> [TASK STATEMENT]: Write the lines out exactly as they stand, from the one containing "Reproduce this chart with Chart.js." through the one containing "months.length = brlValues.length;", and only those. Omit pictures.

Charts and diagrams as code:
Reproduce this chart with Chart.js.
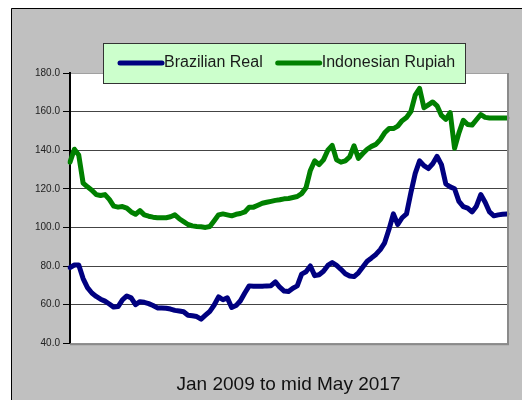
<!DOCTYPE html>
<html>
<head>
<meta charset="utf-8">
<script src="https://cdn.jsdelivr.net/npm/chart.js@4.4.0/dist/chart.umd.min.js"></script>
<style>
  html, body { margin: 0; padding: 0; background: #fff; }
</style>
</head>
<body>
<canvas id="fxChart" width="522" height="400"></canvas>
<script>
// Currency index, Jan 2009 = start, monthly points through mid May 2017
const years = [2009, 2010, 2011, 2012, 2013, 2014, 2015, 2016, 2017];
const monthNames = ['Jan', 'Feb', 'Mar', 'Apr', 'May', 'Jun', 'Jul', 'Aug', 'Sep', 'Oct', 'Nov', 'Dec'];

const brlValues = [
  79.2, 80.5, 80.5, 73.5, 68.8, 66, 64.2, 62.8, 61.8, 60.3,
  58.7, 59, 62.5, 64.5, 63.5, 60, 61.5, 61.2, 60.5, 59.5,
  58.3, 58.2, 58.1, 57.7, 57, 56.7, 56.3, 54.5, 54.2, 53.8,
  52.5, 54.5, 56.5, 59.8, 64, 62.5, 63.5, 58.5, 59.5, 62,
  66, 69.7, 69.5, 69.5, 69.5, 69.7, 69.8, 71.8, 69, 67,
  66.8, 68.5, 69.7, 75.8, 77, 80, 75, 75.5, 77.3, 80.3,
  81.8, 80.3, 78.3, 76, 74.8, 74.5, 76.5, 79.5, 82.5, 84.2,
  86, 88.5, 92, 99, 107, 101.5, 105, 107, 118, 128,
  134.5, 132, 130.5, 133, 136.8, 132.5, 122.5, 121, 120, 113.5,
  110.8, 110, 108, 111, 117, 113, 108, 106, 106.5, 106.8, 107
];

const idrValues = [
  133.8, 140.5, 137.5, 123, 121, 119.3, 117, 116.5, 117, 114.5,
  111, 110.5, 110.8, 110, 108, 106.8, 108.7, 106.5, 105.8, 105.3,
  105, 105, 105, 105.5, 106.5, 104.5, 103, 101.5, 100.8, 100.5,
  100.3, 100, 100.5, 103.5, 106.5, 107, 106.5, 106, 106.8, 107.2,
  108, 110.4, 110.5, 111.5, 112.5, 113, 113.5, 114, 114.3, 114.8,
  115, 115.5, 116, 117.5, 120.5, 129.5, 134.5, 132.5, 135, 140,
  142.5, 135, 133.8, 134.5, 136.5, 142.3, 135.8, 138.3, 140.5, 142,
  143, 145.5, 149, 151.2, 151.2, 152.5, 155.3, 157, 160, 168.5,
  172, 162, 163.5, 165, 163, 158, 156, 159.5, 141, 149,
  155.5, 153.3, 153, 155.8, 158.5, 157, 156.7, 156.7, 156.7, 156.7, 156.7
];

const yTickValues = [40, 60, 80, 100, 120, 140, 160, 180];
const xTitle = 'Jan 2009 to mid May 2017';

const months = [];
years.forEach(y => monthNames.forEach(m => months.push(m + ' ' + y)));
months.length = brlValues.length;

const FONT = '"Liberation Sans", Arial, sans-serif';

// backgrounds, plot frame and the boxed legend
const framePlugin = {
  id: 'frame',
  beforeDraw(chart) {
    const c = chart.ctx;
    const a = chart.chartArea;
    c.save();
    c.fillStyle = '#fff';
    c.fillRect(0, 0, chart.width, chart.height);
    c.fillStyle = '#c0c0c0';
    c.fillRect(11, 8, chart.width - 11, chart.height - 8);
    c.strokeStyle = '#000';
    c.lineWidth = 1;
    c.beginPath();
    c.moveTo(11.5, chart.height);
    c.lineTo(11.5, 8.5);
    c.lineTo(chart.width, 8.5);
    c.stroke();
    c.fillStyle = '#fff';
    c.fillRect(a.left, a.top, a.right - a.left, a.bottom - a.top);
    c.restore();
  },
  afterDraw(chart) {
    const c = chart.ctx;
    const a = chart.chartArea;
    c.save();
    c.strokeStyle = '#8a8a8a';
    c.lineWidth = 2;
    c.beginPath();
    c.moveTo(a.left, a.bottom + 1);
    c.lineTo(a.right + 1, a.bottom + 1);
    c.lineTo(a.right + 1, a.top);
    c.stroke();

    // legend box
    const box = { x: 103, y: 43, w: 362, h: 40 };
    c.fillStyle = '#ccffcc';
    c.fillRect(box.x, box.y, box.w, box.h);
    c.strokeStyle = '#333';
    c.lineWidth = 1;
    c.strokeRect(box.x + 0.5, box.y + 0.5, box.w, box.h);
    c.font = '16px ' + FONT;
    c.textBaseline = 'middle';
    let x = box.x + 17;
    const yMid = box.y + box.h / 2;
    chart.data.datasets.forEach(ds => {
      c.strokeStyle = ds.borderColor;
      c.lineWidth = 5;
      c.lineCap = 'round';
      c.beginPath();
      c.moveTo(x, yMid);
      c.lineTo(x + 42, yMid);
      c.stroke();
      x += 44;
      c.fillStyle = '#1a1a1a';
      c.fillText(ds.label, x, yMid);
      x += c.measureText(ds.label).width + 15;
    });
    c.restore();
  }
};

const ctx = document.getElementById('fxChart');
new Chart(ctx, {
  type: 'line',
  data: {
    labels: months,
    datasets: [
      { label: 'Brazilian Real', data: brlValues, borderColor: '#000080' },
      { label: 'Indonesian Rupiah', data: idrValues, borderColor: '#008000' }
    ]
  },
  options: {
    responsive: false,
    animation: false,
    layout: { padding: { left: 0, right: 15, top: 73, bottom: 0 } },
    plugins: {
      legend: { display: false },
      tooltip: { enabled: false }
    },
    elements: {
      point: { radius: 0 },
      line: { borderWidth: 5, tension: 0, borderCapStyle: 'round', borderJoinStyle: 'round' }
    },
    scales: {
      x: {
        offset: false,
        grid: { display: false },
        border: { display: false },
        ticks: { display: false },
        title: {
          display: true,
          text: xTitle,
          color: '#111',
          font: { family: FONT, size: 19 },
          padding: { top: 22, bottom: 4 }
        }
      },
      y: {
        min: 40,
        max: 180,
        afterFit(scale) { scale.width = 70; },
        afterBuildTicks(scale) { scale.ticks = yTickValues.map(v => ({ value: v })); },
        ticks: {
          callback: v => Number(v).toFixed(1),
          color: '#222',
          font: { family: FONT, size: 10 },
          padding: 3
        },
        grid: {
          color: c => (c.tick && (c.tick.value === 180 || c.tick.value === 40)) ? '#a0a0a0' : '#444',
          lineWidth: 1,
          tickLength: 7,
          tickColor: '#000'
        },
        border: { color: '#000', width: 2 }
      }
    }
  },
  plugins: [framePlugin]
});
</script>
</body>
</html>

* * *

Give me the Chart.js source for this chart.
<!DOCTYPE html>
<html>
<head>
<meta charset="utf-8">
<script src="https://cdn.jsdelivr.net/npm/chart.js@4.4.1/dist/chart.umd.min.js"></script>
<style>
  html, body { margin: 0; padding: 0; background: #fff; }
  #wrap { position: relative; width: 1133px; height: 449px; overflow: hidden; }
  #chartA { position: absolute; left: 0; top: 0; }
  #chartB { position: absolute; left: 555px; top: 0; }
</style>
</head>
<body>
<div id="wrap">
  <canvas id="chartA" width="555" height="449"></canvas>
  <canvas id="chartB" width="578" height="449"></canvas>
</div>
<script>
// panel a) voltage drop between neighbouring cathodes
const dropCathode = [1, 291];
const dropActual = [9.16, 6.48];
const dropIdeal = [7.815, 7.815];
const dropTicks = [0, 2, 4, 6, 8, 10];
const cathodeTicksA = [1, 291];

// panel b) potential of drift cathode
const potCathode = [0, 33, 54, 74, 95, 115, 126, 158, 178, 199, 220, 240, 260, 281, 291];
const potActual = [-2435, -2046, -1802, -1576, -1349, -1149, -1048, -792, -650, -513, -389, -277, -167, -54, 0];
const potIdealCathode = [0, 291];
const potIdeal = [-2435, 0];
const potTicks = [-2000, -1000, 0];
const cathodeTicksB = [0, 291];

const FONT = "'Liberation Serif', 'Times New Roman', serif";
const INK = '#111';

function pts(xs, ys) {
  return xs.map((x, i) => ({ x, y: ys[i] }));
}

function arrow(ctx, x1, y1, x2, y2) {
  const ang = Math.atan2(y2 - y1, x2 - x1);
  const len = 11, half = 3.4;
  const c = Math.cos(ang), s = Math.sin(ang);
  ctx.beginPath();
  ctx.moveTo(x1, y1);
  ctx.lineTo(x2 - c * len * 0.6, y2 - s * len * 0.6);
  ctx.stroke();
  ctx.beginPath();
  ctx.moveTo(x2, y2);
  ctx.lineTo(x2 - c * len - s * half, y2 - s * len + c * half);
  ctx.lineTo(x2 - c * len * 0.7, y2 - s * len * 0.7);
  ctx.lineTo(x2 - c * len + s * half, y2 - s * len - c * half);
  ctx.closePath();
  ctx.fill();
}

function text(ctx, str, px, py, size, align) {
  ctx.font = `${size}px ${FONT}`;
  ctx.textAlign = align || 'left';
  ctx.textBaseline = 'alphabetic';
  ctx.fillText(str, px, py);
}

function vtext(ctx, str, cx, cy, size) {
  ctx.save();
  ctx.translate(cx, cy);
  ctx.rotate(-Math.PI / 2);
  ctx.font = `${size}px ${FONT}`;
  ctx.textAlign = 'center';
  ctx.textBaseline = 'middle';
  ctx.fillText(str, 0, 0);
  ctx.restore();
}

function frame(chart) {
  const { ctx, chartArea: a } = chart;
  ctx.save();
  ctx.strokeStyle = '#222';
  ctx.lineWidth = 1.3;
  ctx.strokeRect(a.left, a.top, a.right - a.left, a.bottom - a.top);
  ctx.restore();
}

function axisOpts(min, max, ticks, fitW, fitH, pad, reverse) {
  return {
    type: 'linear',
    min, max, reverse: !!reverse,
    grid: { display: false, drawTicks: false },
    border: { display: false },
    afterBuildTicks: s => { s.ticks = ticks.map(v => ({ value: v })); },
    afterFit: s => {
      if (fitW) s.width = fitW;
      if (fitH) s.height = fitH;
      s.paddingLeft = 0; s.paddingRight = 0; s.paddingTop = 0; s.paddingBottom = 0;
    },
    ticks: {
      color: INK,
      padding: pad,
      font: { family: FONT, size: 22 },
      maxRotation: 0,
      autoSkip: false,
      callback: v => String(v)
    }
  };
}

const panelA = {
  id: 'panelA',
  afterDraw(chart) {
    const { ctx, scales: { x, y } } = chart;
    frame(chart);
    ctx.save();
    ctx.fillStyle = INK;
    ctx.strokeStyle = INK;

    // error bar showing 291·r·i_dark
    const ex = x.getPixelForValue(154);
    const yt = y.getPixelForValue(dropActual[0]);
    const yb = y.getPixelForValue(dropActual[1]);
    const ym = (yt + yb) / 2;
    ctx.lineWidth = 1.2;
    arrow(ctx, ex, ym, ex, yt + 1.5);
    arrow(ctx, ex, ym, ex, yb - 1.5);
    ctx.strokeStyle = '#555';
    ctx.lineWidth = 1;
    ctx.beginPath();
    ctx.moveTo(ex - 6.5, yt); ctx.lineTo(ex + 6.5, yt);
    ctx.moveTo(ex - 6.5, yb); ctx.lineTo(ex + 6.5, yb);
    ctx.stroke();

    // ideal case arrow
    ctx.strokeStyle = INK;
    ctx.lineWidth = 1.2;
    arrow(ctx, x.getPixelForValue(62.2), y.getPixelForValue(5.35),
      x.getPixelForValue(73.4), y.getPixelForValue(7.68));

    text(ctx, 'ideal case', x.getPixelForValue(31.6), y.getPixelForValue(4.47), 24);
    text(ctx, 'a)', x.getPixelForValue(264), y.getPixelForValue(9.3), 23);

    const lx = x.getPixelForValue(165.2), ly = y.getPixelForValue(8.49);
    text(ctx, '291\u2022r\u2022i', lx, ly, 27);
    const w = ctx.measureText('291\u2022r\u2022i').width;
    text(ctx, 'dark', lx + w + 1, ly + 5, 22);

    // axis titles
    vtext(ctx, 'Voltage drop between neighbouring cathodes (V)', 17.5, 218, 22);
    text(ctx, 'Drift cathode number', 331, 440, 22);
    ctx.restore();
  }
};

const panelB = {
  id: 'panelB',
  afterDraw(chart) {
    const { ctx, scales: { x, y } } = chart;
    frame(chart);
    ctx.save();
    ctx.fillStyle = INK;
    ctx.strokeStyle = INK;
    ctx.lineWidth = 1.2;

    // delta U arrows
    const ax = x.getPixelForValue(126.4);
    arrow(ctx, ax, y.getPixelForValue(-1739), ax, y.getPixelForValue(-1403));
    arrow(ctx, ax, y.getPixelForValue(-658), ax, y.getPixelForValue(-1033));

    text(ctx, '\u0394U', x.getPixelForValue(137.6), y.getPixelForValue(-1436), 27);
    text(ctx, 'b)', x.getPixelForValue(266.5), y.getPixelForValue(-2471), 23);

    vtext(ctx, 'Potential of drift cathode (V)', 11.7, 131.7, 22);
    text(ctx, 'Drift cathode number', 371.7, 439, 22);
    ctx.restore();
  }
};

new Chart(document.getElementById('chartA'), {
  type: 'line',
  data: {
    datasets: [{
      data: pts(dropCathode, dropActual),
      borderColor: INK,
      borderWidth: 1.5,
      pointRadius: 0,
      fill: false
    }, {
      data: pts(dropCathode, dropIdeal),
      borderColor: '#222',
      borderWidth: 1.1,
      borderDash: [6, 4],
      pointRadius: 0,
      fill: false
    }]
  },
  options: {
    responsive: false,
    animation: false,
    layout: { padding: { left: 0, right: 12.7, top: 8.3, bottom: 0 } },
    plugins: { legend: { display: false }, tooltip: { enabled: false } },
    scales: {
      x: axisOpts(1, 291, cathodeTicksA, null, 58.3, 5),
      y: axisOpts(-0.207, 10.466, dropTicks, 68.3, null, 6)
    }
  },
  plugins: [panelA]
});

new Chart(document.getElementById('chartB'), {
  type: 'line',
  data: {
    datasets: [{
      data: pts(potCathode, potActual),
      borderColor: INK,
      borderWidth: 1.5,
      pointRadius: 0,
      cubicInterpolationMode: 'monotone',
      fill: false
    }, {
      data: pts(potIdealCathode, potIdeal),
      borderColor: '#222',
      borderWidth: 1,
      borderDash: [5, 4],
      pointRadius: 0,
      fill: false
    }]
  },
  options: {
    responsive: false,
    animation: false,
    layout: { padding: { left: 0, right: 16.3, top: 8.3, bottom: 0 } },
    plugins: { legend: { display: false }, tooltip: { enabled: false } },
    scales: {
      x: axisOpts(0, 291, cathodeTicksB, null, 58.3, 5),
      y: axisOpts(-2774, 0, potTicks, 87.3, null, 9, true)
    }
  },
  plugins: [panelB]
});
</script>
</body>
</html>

> [CORRECT RESULT]:
Reproduce this chart with Chart.js.
<!DOCTYPE html>
<html>
<head>
<meta charset="utf-8">
<script src="https://cdn.jsdelivr.net/npm/chart.js@4.4.0/dist/chart.umd.min.js"></script>
<style>
  html, body { margin: 0; padding: 0; background: #fff; }
</style>
</head>
<body>
<canvas id="fxChart" width="522" height="400"></canvas>
<script>
// Currency index, Jan 2009 = start, monthly points through mid May 2017
const years = [2009, 2010, 2011, 2012, 2013, 2014, 2015, 2016, 2017];
const monthNames = ['Jan', 'Feb', 'Mar', 'Apr', 'May', 'Jun', 'Jul', 'Aug', 'Sep', 'Oct', 'Nov', 'Dec'];

const brlValues = [
  79.2, 80.5, 80.5, 73.5, 68.8, 66, 64.2, 62.8, 61.8, 60.3,
  58.7, 59, 62.5, 64.5, 63.5, 60, 61.5, 61.2, 60.5, 59.5,
  58.3, 58.2, 58.1, 57.7, 57, 56.7, 56.3, 54.5, 54.2, 53.8,
  52.5, 54.5, 56.5, 59.8, 64, 62.5, 63.5, 58.5, 59.5, 62,
  66, 69.7, 69.5, 69.5, 69.5, 69.7, 69.8, 71.8, 69, 67,
  66.8, 68.5, 69.7, 75.8, 77, 80, 75, 75.5, 77.3, 80.3,
  81.8, 80.3, 78.3, 76, 74.8, 74.5, 76.5, 79.5, 82.5, 84.2,
  86, 88.5, 92, 99, 107, 101.5, 105, 107, 118, 128,
  134.5, 132, 130.5, 133, 136.8, 132.5, 122.5, 121, 120, 113.5,
  110.8, 110, 108, 111, 117, 113, 108, 106, 106.5, 106.8, 107
];

const idrValues = [
  133.8, 140.5, 137.5, 123, 121, 119.3, 117, 116.5, 117, 114.5,
  111, 110.5, 110.8, 110, 108, 106.8, 108.7, 106.5, 105.8, 105.3,
  105, 105, 105, 105.5, 106.5, 104.5, 103, 101.5, 100.8, 100.5,
  100.3, 100, 100.5, 103.5, 106.5, 107, 106.5, 106, 106.8, 107.2,
  108, 110.4, 110.5, 111.5, 112.5, 113, 113.5, 114, 114.3, 114.8,
  115, 115.5, 116, 117.5, 120.5, 129.5, 134.5, 132.5, 135, 140,
  142.5, 135, 133.8, 134.5, 136.5, 142.3, 135.8, 138.3, 140.5, 142,
  143, 145.5, 149, 151.2, 151.2, 152.5, 155.3, 157, 160, 168.5,
  172, 162, 163.5, 165, 163, 158, 156, 159.5, 141, 149,
  155.5, 153.3, 153, 155.8, 158.5, 157, 156.7, 156.7, 156.7, 156.7, 156.7
];

const yTickValues = [40, 60, 80, 100, 120, 140, 160, 180];
const xTitle = 'Jan 2009 to mid May 2017';

const months = [];
years.forEach(y => monthNames.forEach(m => months.push(m + ' ' + y)));
months.length = brlValues.length;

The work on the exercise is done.